▶ Supplied information
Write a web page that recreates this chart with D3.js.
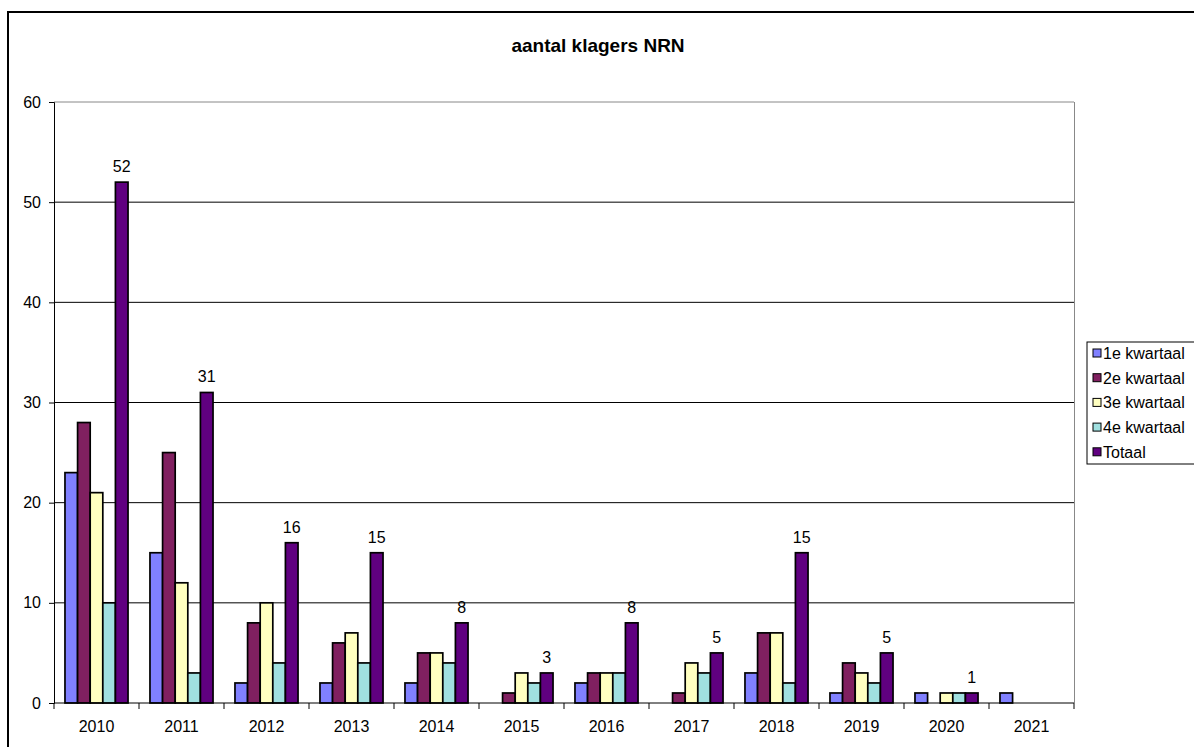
<!DOCTYPE html>
<html>
<head>
<meta charset="utf-8">
<script src="https://cdn.jsdelivr.net/npm/d3@7"></script>
<style>
  body { margin: 0; background: #fff; }
  svg { display: block; font-family: 'Liberation Sans', Arial, sans-serif; }
</style>
</head>
<body>
<script>
const years = ['2010', '2011', '2012', '2013', '2014', '2015', '2016', '2017', '2018', '2019', '2020', '2021']
const seriesNames = ['1e kwartaal', '2e kwartaal', '3e kwartaal', '4e kwartaal', 'Totaal']
const q1 = [23, 15, 2, 2, 2, 0, 2, 0, 3, 1, 1, 1]
const q2 = [28, 25, 8, 6, 5, 1, 3, 1, 7, 4, 0, 0]
const q3 = [21, 12, 10, 7, 5, 3, 3, 4, 7, 3, 1, 0]
const q4 = [10, 3, 4, 4, 4, 2, 3, 3, 2, 2, 1, 0]
const totaal = [52, 31, 16, 15, 8, 3, 8, 5, 15, 5, 1, 0]
const yTicks = [0, 10, 20, 30, 40, 50, 60]
const colors = ['#8080ff', '#802060', '#ffffc0', '#a0e0e0', '#600080']

const series = [q1, q2, q3, q4, totaal]

const width = 1194
const height = 747
const margin = { top: 102, right: 120, bottom: 44, left: 54 }

const svg = d3.select('body').append('svg')
  .attr('width', width)
  .attr('height', height)

// outer chart frame
svg.append('rect')
  .attr('x', 8).attr('y', 12)
  .attr('width', width + 20).attr('height', height + 20)
  .attr('fill', 'none').attr('stroke', '#000').attr('stroke-width', 2)

svg.append('text')
  .attr('x', 598).attr('y', 52)
  .attr('text-anchor', 'middle')
  .style('font-size', '19px').style('font-weight', 'bold')
  .text('aantal klagers NRN')

const x = d3.scaleBand().domain(years).range([margin.left, 1074])
const xInner = d3.scaleBand().domain(d3.range(series.length))
  .range([0, x.bandwidth()]).paddingOuter(0.87).paddingInner(0)
const y = d3.scaleLinear().domain([0, 60]).range([703, margin.top])

const g = svg.append('g')

// gridlines
g.selectAll('line.grid')
  .data(yTicks.filter(d => d > 0))
  .enter().append('line')
  .attr('x1', margin.left).attr('x2', 1074)
  .attr('y1', d => y(d)).attr('y2', d => y(d))
  .attr('stroke', d => d === 60 ? '#888' : '#000')
  .attr('stroke-width', 1)

// right plot border
g.append('line')
  .attr('x1', 1074.5).attr('x2', 1074.5)
  .attr('y1', y(60)).attr('y2', y(0))
  .attr('stroke', '#888')

// bars
series.forEach((vals, si) => {
  g.selectAll('rect.s' + si)
    .data(vals.map((v, i) => ({ v, year: years[i] })).filter(d => d.v > 0))
    .enter().append('rect')
    .attr('x', d => x(d.year) + xInner(si))
    .attr('width', xInner.bandwidth())
    .attr('y', d => y(d.v))
    .attr('height', d => y(0) - y(d.v))
    .attr('fill', colors[si])
    .attr('stroke', '#000')
    .attr('stroke-width', 1.7)
})

// labels above Totaal
g.selectAll('text.lbl')
  .data(totaal.map((v, i) => ({ v, year: years[i] })).filter(d => d.v > 0))
  .enter().append('text')
  .attr('x', d => x(d.year) + xInner(4) + xInner.bandwidth() / 2)
  .attr('y', d => y(d.v) - 10)
  .attr('text-anchor', 'middle')
  .style('font-size', '16px')
  .text(d => d.v)

// y axis
const yAxis = g.append('g')
  .attr('transform', 'translate(' + margin.left + ',0)')
  .call(d3.axisLeft(y).tickValues(yTicks).tickSize(5).tickPadding(8))
yAxis.select('.domain').attr('stroke', '#000')
yAxis.selectAll('text').style('font-size', '16px').attr('fill', '#000')

// x axis
const xAxisG = g.append('g').attr('transform', 'translate(0,' + y(0) + ')')
xAxisG.append('line')
  .attr('x1', margin.left).attr('x2', 1074)
  .attr('stroke', '#000')
xAxisG.selectAll('line.tick')
  .data(years.map(d => x(d)).concat([1074]))
  .enter().append('line')
  .attr('x1', d => d).attr('x2', d => d)
  .attr('y1', 0).attr('y2', 6)
  .attr('stroke', '#000')
xAxisG.selectAll('text')
  .data(years)
  .enter().append('text')
  .attr('x', d => x(d) + x.bandwidth() / 2)
  .attr('y', 29)
  .attr('text-anchor', 'middle')
  .style('font-size', '16px')
  .text(d => d)

// legend
const legend = svg.append('g').attr('transform', 'translate(1087,342)')
legend.append('rect')
  .attr('x', 0).attr('y', 0)
  .attr('width', 140).attr('height', 122)
  .attr('fill', '#fff').attr('stroke', '#000')
const items = legend.selectAll('g.item')
  .data(seriesNames)
  .enter().append('g')
  .attr('transform', (d, i) => 'translate(6,' + (11 + i * 24.7) + ')')
items.append('rect')
  .attr('x', 0).attr('y', -4)
  .attr('width', 8).attr('height', 8)
  .attr('fill', (d, i) => colors[i])
  .attr('stroke', '#000')
items.append('text')
  .attr('x', 10).attr('y', 6)
  .style('font-size', '16px')
  .text(d => d)
</script>
</body>
</html>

▶ Stated task
Print the complete listing exactly, apart from any pictures.

▶ Completed task
Write a web page that recreates this chart with D3.js.
<!DOCTYPE html>
<html>
<head>
<meta charset="utf-8">
<script src="https://cdn.jsdelivr.net/npm/d3@7"></script>
<style>
  body { margin: 0; background: #fff; }
  svg { display: block; font-family: 'Liberation Sans', Arial, sans-serif; }
</style>
</head>
<body>
<script>
const years = ['2010', '2011', '2012', '2013', '2014', '2015', '2016', '2017', '2018', '2019', '2020', '2021']
const seriesNames = ['1e kwartaal', '2e kwartaal', '3e kwartaal', '4e kwartaal', 'Totaal']
const q1 = [23, 15, 2, 2, 2, 0, 2, 0, 3, 1, 1, 1]
const q2 = [28, 25, 8, 6, 5, 1, 3, 1, 7, 4, 0, 0]
const q3 = [21, 12, 10, 7, 5, 3, 3, 4, 7, 3, 1, 0]
const q4 = [10, 3, 4, 4, 4, 2, 3, 3, 2, 2, 1, 0]
const totaal = [52, 31, 16, 15, 8, 3, 8, 5, 15, 5, 1, 0]
const yTicks = [0, 10, 20, 30, 40, 50, 60]
const colors = ['#8080ff', '#802060', '#ffffc0', '#a0e0e0', '#600080']

const series = [q1, q2, q3, q4, totaal]

const width = 1194
const height = 747
const margin = { top: 102, right: 120, bottom: 44, left: 54 }

const svg = d3.select('body').append('svg')
  .attr('width', width)
  .attr('height', height)

// outer chart frame
svg.append('rect')
  .attr('x', 8).attr('y', 12)
  .attr('width', width + 20).attr('height', height + 20)
  .attr('fill', 'none').attr('stroke', '#000').attr('stroke-width', 2)

svg.append('text')
  .attr('x', 598).attr('y', 52)
  .attr('text-anchor', 'middle')
  .style('font-size', '19px').style('font-weight', 'bold')
  .text('aantal klagers NRN')

const x = d3.scaleBand().domain(years).range([margin.left, 1074])
const xInner = d3.scaleBand().domain(d3.range(series.length))
  .range([0, x.bandwidth()]).paddingOuter(0.87).paddingInner(0)
const y = d3.scaleLinear().domain([0, 60]).range([703, margin.top])

const g = svg.append('g')

// gridlines
g.selectAll('line.grid')
  .data(yTicks.filter(d => d > 0))
  .enter().append('line')
  .attr('x1', margin.left).attr('x2', 1074)
  .attr('y1', d => y(d)).attr('y2', d => y(d))
  .attr('stroke', d => d === 60 ? '#888' : '#000')
  .attr('stroke-width', 1)

// right plot border
g.append('line')
  .attr('x1', 1074.5).attr('x2', 1074.5)
  .attr('y1', y(60)).attr('y2', y(0))
  .attr('stroke', '#888')

// bars
series.forEach((vals, si) => {
  g.selectAll('rect.s' + si)
    .data(vals.map((v, i) => ({ v, year: years[i] })).filter(d => d.v > 0))
    .enter().append('rect')
    .attr('x', d => x(d.year) + xInner(si))
    .attr('width', xInner.bandwidth())
    .attr('y', d => y(d.v))
    .attr('height', d => y(0) - y(d.v))
    .attr('fill', colors[si])
    .attr('stroke', '#000')
    .attr('stroke-width', 1.7)
})

// labels above Totaal
g.selectAll('text.lbl')
  .data(totaal.map((v, i) => ({ v, year: years[i] })).filter(d => d.v > 0))
  .enter().append('text')
  .attr('x', d => x(d.year) + xInner(4) + xInner.bandwidth() / 2)
  .attr('y', d => y(d.v) - 10)
  .attr('text-anchor', 'middle')
  .style('font-size', '16px')
  .text(d => d.v)

// y axis
const yAxis = g.append('g')
  .attr('transform', 'translate(' + margin.left + ',0)')
  .call(d3.axisLeft(y).tickValues(yTicks).tickSize(5).tickPadding(8))
yAxis.select('.domain').attr('stroke', '#000')
yAxis.selectAll('text').style('font-size', '16px').attr('fill', '#000')

// x axis
const xAxisG = g.append('g').attr('transform', 'translate(0,' + y(0) + ')')
xAxisG.append('line')
  .attr('x1', margin.left).attr('x2', 1074)
  .attr('stroke', '#000')
xAxisG.selectAll('line.tick')
  .data(years.map(d => x(d)).concat([1074]))
  .enter().append('line')
  .attr('x1', d => d).attr('x2', d => d)
  .attr('y1', 0).attr('y2', 6)
  .attr('stroke', '#000')
xAxisG.selectAll('text')
  .data(years)
  .enter().append('text')
  .attr('x', d => x(d) + x.bandwidth() / 2)
  .attr('y', 29)
  .attr('text-anchor', 'middle')
  .style('font-size', '16px')
  .text(d => d)

// legend
const legend = svg.append('g').attr('transform', 'translate(1087,342)')
legend.append('rect')
  .attr('x', 0).attr('y', 0)
  .attr('width', 140).attr('height', 122)
  .attr('fill', '#fff').attr('stroke', '#000')
const items = legend.selectAll('g.item')
  .data(seriesNames)
  .enter().append('g')
  .attr('transform', (d, i) => 'translate(6,' + (11 + i * 24.7) + ')')
items.append('rect')
  .attr('x', 0).attr('y', -4)
  .attr('width', 8).attr('height', 8)
  .attr('fill', (d, i) => colors[i])
  .attr('stroke', '#000')
items.append('text')
  .attr('x', 10).attr('y', 6)
  .style('font-size', '16px')
  .text(d => d)
</script>
</body>
</html>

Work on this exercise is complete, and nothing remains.